When to choose Paxos over Raft: Almost never, unless you are building a system like Spanner where you need leaderless operation across wide-area networks. In a WAN setting, a single leader creates a latency bottleneck because every write must go through it. Flexible Paxos allows you to have different quorum sizes for Phase 1 and Phase 2, enabling designs where local writes are fast.

Common Mistakes

Paxos and Raft are fundamentally different algorithms

No. Raft is a specific instantiation of Multi-Paxos with a strong leader. The safety guarantees are identical. The difference is in specification completeness and implementation clarity.

The proposer can propose any value it wants

Only if no prior value has been accepted. If the Prepare phase reveals a previously accepted value, the proposer must use that value. This constraint is what prevents conflicting values from being chosen.

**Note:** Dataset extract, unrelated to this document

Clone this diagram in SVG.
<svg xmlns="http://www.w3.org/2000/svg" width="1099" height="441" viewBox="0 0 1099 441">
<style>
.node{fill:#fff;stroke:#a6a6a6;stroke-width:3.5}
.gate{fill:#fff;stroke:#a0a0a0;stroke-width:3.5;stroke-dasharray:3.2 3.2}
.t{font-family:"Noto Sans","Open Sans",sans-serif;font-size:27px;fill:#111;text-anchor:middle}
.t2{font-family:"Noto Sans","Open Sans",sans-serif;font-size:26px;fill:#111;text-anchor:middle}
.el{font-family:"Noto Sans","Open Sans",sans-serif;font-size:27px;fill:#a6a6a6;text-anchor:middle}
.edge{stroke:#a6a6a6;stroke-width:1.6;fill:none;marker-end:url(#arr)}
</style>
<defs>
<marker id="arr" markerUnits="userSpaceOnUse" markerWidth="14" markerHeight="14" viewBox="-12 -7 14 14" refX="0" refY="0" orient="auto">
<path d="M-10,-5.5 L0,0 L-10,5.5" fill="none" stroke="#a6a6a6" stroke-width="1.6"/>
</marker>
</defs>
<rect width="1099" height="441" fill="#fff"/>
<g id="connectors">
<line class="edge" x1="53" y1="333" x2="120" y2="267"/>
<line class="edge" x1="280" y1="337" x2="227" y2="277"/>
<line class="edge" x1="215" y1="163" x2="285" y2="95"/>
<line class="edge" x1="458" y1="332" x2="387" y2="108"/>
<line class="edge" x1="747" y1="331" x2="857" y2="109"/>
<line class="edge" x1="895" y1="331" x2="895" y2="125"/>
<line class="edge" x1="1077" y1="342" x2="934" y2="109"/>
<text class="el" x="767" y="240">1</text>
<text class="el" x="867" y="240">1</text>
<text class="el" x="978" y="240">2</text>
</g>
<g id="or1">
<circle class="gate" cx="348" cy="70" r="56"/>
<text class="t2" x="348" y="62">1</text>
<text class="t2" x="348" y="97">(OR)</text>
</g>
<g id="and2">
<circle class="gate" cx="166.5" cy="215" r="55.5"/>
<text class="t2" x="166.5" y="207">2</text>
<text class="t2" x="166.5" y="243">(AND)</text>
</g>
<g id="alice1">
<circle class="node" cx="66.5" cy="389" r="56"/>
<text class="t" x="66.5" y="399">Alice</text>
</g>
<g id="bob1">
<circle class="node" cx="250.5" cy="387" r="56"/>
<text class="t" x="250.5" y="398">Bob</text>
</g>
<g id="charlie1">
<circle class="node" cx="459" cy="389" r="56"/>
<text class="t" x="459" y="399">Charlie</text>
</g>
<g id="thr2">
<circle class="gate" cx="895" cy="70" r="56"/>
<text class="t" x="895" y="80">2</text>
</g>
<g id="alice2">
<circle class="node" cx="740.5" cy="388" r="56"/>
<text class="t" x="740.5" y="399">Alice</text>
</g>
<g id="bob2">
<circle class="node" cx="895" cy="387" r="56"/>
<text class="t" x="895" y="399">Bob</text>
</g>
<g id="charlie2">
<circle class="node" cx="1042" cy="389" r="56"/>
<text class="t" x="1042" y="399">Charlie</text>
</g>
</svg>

Paxos needs all Acceptors to agree

No. Paxos needs a majority. This is the whole point -- it tolerates minority failures. In a cluster of 5 Acceptors, 3 is sufficient. Two can crash and the protocol still works.

Multi-Paxos is just running Paxos multiple times

Technically yes, but the stable-leader optimization changes the practical behavior entirely. Without it, every log entry costs two round-trips. With it, amortized cost is one round-trip. The optimization is what makes the protocol practical.

Paxos guarantees the value will eventually be chosen

Paxos guarantees safety (no two different values chosen) but not liveness (progress). The dueling proposers problem can prevent any value from ever being chosen. You need a leader election mechanism to ensure liveness, at which point you have basically reinvented Raft.

I should implement Paxos from the paper

Unless you are at Google scale and have a team of distributed systems PhDs, use an existing Raft library. The number of correct Paxos implementations in production is very small. The number of incorrect ones that caused data loss is much larger.